Rachael Ray has a love her or hate her kind of personality. Millions adore her quirkiness and down-to-earth style. Others, including many celebrity chefs and food writers, heap criticism upon her. Entire blogs are devoted to slamming the self-proclaimed Anti-Martha Stewart.
It’s easy to dismiss Rachael as an amateur chef. She uses boxed ingredients, she hates specialty foods in recipes, her food often has silly nicknames, and she uses abbreviations like EVOO for extra-virgin olive oil. She giggles when she cooks and makes juvenile comments. What her critics don’t understand is that Rachael is entertaining and that’s what people want.
There are dozens of cooking shows on television. If people only wanted to know a recipe, they could buy a book. People love Rachael because of her engaging personality, her recipes fit the American lifestyle – cheap and easy, and most importantly, Rachael Ray is someone they can relate to.
Early Culinary Beginnings
Rachael says she was born into cooking.
"My first vivid memory is watching mom in a restaurant kitchen. She was flipping something with a spatula. I tried to copy her and ended up grilling my right thumb! I was three or four. Everyone on both sides of my family cooks."
The Ray family owned several restaurants on Cape Cod, Massachusetts. Later, the family relocated to upstate New York, where her mother went to work as the food supervisor for a chain of restaurants.
"I was surrounded by all different styles of cooking, and worked in the food service industry in just about every capacity you can imagine.”
Rachael Eats the Big Apple
Rachael's professional career started at Macy's Marketplace in New York at the candy counter. She was then promoted to manager of the fresh foods department.
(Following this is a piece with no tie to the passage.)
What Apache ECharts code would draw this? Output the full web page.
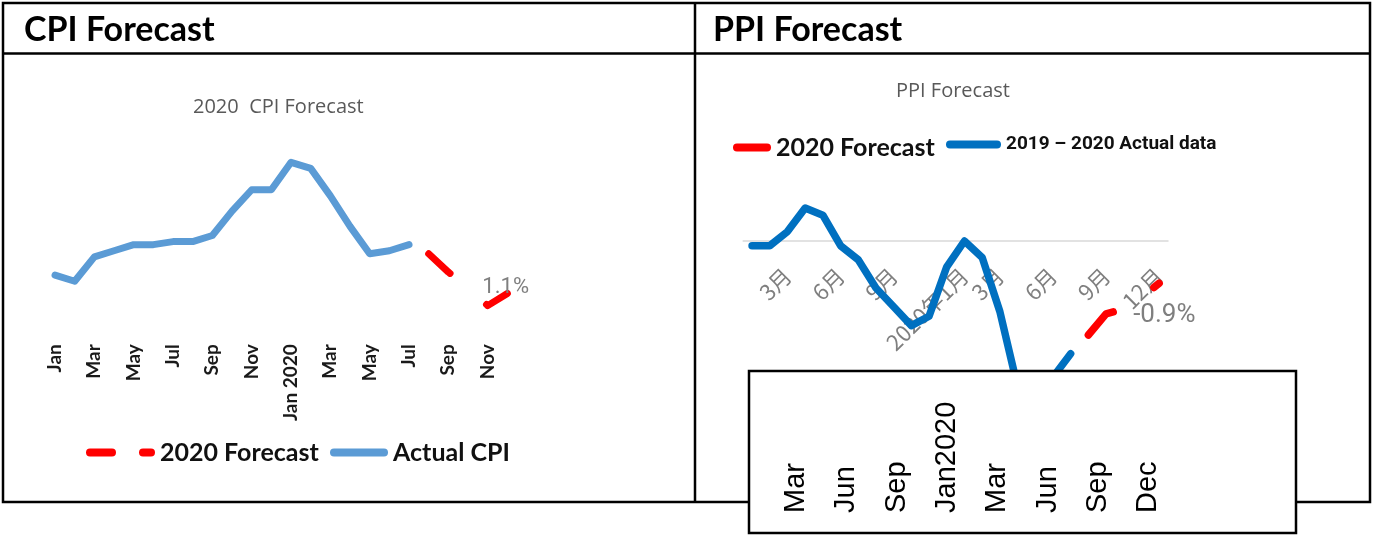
<!DOCTYPE html>
<html>
<head>
<meta charset="utf-8">
<script src="https://cdn.jsdelivr.net/npm/echarts@6/dist/echarts.min.js"></script>
<style>
html,body{margin:0;padding:0;background:#fff;}
#main{width:1378px;height:540px;}
</style>
</head>
<body>
<div id="main"></div>
<script>
// CPI, Jan 2019 .. Dec 2020
var cpiMonths = ['Jan','Feb','Mar','Apr','May','Jun','Jul','Aug','Sep','Oct','Nov','Dec',
  'Jan 2020','Feb','Mar','Apr','May','Jun','Jul','Aug','Sep','Oct','Nov','Dec'];
var cpiActual = [1.7,1.5,2.3,2.5,2.7,2.7,2.8,2.8,3.0,3.8,4.5,4.5,5.4,5.2,4.3,3.3,2.4,2.5,2.7];
var cpiForecast = [null,null,null,null,null,null,null,null,null,null,null,null,
  null,null,null,null,null,null,null,2.4,1.8,1.3,0.7,1.1];

// PPI, Jan 2019 .. Dec 2020
var ppiMonths = ['2019-01','2019-02','2019-03','2019-04','2019-05','2019-06','2019-07','2019-08','2019-09','2019-10','2019-11','2019-12',
  '2020-01','2020-02','2020-03','2020-04','2020-05','2020-06','2020-07','2020-08','2020-09','2020-10','2020-11','2020-12'];
var ppiTickLabels = ['','','3月','','','6月','','','9月','','','',
  '2020年1月','','3月','','','6月','','','9月','','','12月'];
var ppiActual = [-0.1,-0.1,0.2,0.7,0.55,-0.1,-0.4,-1.0,-1.4,-1.8,-1.6,-0.55,0.0,-0.35,-1.5,-3.1,-3.7,-2.9,-2.4];
var ppiForecast = [null,null,null,null,null,null,null,null,null,null,null,null,
  null,null,null,null,null,null,null,-2.0,-1.55,-1.45,-1.2,-0.9];

// labels of the pasted box
var boxLabels = ['Mar','Jun','Sep','Jan2020','Mar','Jun','Sep','Dec'];

var narrow = "'Liberation Sans Narrow', Roboto, sans-serif";
var legendFont = {fontFamily:'Lato', fontWeight:'bold', fontSize:25, color:'#111'};

var option = {
  animation: false,
  title: [
    {text:'2020  CPI Forecast', left:193, top:97, padding:0,
     textStyle:{fontFamily:'Open Sans', fontWeight:'normal', fontSize:20, color:'#595959'}},
    {text:'PPI Forecast', left:896, top:81, padding:0,
     textStyle:{fontFamily:'Open Sans', fontWeight:'normal', fontSize:20, color:'#595959'}}
  ],
  legend: [
    {data:[{name:'2020 Forecast',
      icon:'path://M4,0 H26 A4,4 0 0 1 26,8 H4 A4,4 0 0 1 4,0 Z M57,0 H65 A4,4 0 0 1 65,8 H57 A4,4 0 0 1 57,0 Z',
      itemStyle:{color:'#FF0000', borderWidth:0}}],
     left:86, top:440, itemWidth:69, itemHeight:8, padding:0, selectedMode:false,
     itemStyle:{borderWidth:0}, textStyle:legendFont},
    {data:[{name:'Actual CPI', icon:'path://M4,0 H54 A4,4 0 0 1 54,8 H4 A4,4 0 0 1 4,0 Z',
      itemStyle:{color:'#5B9BD5', borderWidth:0}}],
     left:330, top:440, itemWidth:58, itemHeight:8, padding:0, selectedMode:false,
     itemStyle:{borderWidth:0}, textStyle:legendFont},
    {data:[{name:'2020 Forecast', icon:'path://M4,0 H34 A4,4 0 0 1 34,8 H4 A4,4 0 0 1 4,0 Z',
      itemStyle:{color:'#FF0000', borderWidth:0}}],
     left:733, top:135, itemWidth:38, itemHeight:8, padding:0, selectedMode:false,
     itemStyle:{borderWidth:0}, textStyle:legendFont},
    {data:[{name:'2019 – 2020 Actual data', icon:'path://M4,0 H51 A4,4 0 0 1 51,8 H4 A4,4 0 0 1 4,0 Z',
      itemStyle:{color:'#0070C0', borderWidth:0},
      textStyle:{fontFamily:narrow, fontWeight:'bold', fontSize:19, color:'#111'}}],
     left:946, top:135, itemWidth:55, itemHeight:8, padding:0, selectedMode:false,
     itemStyle:{borderWidth:0}, textStyle:legendFont}
  ],
  grid: [
    {left:45.2, width:472, top:144, height:195.2, outerBoundsMode:'none'},
    {left:743.2, width:424.8, top:194, height:47, outerBoundsMode:'none'},
    {left:771, width:402.4, top:513, height:10, outerBoundsMode:'none'}
  ],
  xAxis: [
    {gridIndex:0, type:'category', data:cpiMonths, boundaryGap:true,
     axisLine:{show:false}, axisTick:{show:false},
     axisLabel:{interval:1, rotate:90, margin:5, fontFamily:'Lato', fontWeight:'bold', fontSize:19, color:'#1a1a1a'}},
    {gridIndex:1, type:'category', data:ppiMonths, boundaryGap:true,
     axisLine:{show:true, onZero:false, lineStyle:{color:'#d9d9d9', width:1.5}}, axisTick:{show:false},
     axisLabel:{interval:0, rotate:45, margin:31, fontFamily:'Noto Sans CJK SC', fontSize:22, color:'#7f7f7f',
       formatter:function(v, i){ return ppiTickLabels[i]; }}},
    {gridIndex:2, type:'category', data:boxLabels, position:'top', boundaryGap:true, z:120,
     axisLine:{show:false}, axisTick:{show:false},
     axisLabel:{interval:0, rotate:90, margin:0, fontFamily:'Liberation Sans', fontSize:29, color:'#000',
       formatter:function(v, i){ return boxLabels[i]; }}}
  ],
  yAxis: [
    {gridIndex:0, type:'value', min:-0.4, max:6, show:false},
    {gridIndex:1, type:'value', min:0, max:1, show:false},
    {gridIndex:2, type:'value', show:false}
  ],
  graphic: [
    {type:'rect', silent:true, z:1, shape:{x:3,y:3,width:1367,height:499},
     style:{fill:'none', stroke:'#000', lineWidth:2.5}},
    {type:'line', silent:true, z:1, shape:{x1:3,y1:53.5,x2:1370,y2:53.5}, style:{stroke:'#000', lineWidth:2.5}},
    {type:'line', silent:true, z:1, shape:{x1:695,y1:3,x2:695,y2:502}, style:{stroke:'#000', lineWidth:2.5}},
    {type:'text', silent:true, z:5, x:24, y:30,
     style:{text:'CPI Forecast', font:'bold 34px Lato', fill:'#000', verticalAlign:'middle'}},
    {type:'text', silent:true, z:5, x:713, y:30,
     style:{text:'PPI Forecast', font:'bold 34px Lato', fill:'#000', verticalAlign:'middle'}},
    {type:'rect', silent:true, z:100, shape:{x:749,y:371,width:547,height:162},
     style:{fill:'#fff', stroke:'#000', lineWidth:2.5}}
  ],
  series: [
    {name:'Actual CPI', type:'line', xAxisIndex:0, yAxisIndex:0, data:cpiActual,
     symbol:'none', silent:true, itemStyle:{color:'#5B9BD5'},
     lineStyle:{color:'#5B9BD5', width:7, cap:'round', join:'round'}},
    {name:'2020 Forecast', type:'line', xAxisIndex:0, yAxisIndex:0, data:cpiForecast,
     symbol:'none', silent:true, itemStyle:{color:'#FF0000'},
     lineStyle:{color:'#FF0000', width:7, type:[29,48], cap:'round', join:'round'},
     endLabel:{show:true, distance:0, offset:[-25,-6], fontFamily:narrow, fontSize:22, color:'#7f7f7f',
       formatter:function(p){ return p.value + '%'; }}},
    {name:'2019 – 2020 Actual data', type:'line', xAxisIndex:1, yAxisIndex:1, data:ppiActual,
     symbol:'none', silent:true, clip:false, itemStyle:{color:'#0070C0'},
     lineStyle:{color:'#0070C0', width:7.5, cap:'round', join:'round'}},
    {name:'2020 Forecast', type:'line', xAxisIndex:1, yAxisIndex:1, data:ppiForecast,
     symbol:'none', silent:true, clip:false, itemStyle:{color:'#FF0000'},
     lineStyle:{color:'#FF0000', width:7.5, type:[35,48], cap:'round', join:'round'},
     endLabel:{show:true, distance:0, offset:[-26,32], fontFamily:narrow, fontSize:26, color:'#7f7f7f',
       formatter:function(p){ return p.value + '%'; }}}
  ]
};

var myChart = echarts.init(document.getElementById('main'));
myChart.setOption(option);
</script>
</body>
</html>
After Macy's, Rachael was involved with opening Agata & Valentina, the celebrated New York gourmet market, where she was the store manager and buyer.
Back to the Mountains
Although she enjoyed her career in the city, Rachael wanted to return the lifestyle she knew in the Adirondacks. Once upstate, Rachael managed pubs and restaurants at the famed Sagamore Resort on Lake George and was then recruited by Cowan & Lobel, a large gourmet market in Albany, to be its food buyer.
An Empire is Born
As a way to increase sales during the holidays, Rachael began a series of cooking classes, 30-Minute Meals. The classes became so popular they were covered by the local news. The next week, an Albany TV station asked Rachael to do a weekly 30 Minute Meals segment for the evening news. Nominated for two regional Emmys, the show was a major success. The show is now carried by the Food Network.
Is This Cooking?
30-Minute Meals is definitely not gourmet and probably makes people like Martha Stewart cringe. Rachael cuts corners and uses boxed ingredients. She abhors specialty ingredients. Her dishes only use what she can find at the local supermarket. She has received a lot of bad press for this, from the media as well as chefs.
In Rachael’s defense, this is the reality for most Americans. As much as we’d like to whip up a gourmet meal every night, we simply don’t have the time. Between work, picking up the kids from school, soccer practice, violin lessons, softball, chores around the house, and everything else we do, it’s a miracle we have time to eat food, let alone prepare it ourselves. Having fast, easy to prepare meals at least gives families more time to spend together at the dinner table. So, yes I do prefer to make everything myself using only whole foods, but that’s not always reality. To Rachael’s critics, I say there are more important things than food. Don’t be a snob.
Food Network Superstar
Other Food Network shows with Rachael Ray include $40 a Day, how to enjoy gourmet food on a limited budget, no matter where you travel. Inside Dish takes Rachael into the home and kitchens of American’s biggest celebrities. Rachael Ray’s Tasty Travels has Rachael sharing insider tips and travel secrets that will make your next vacation the tastiest yet.
The Next Oprah?
Rachael has signed a deal with Oprah Winfrey's production company to host a daytime syndicated talk show targeted to launch in fall 2006. After Dr. Phil, Ray will become only the second personality that Winfrey will develop on her own talk show. Ray has appeared on The Oprah Winfrey Show in the past, but her appearances will now become more frequent. Will Rachael be Oprah’s replacement when she retires?
In Oprah-like fashion, Rachael has launched her own magazine, Rachael Ray Magazine. Published bimonthly, Rachael shares cooking tips, shopping advice, and recipes.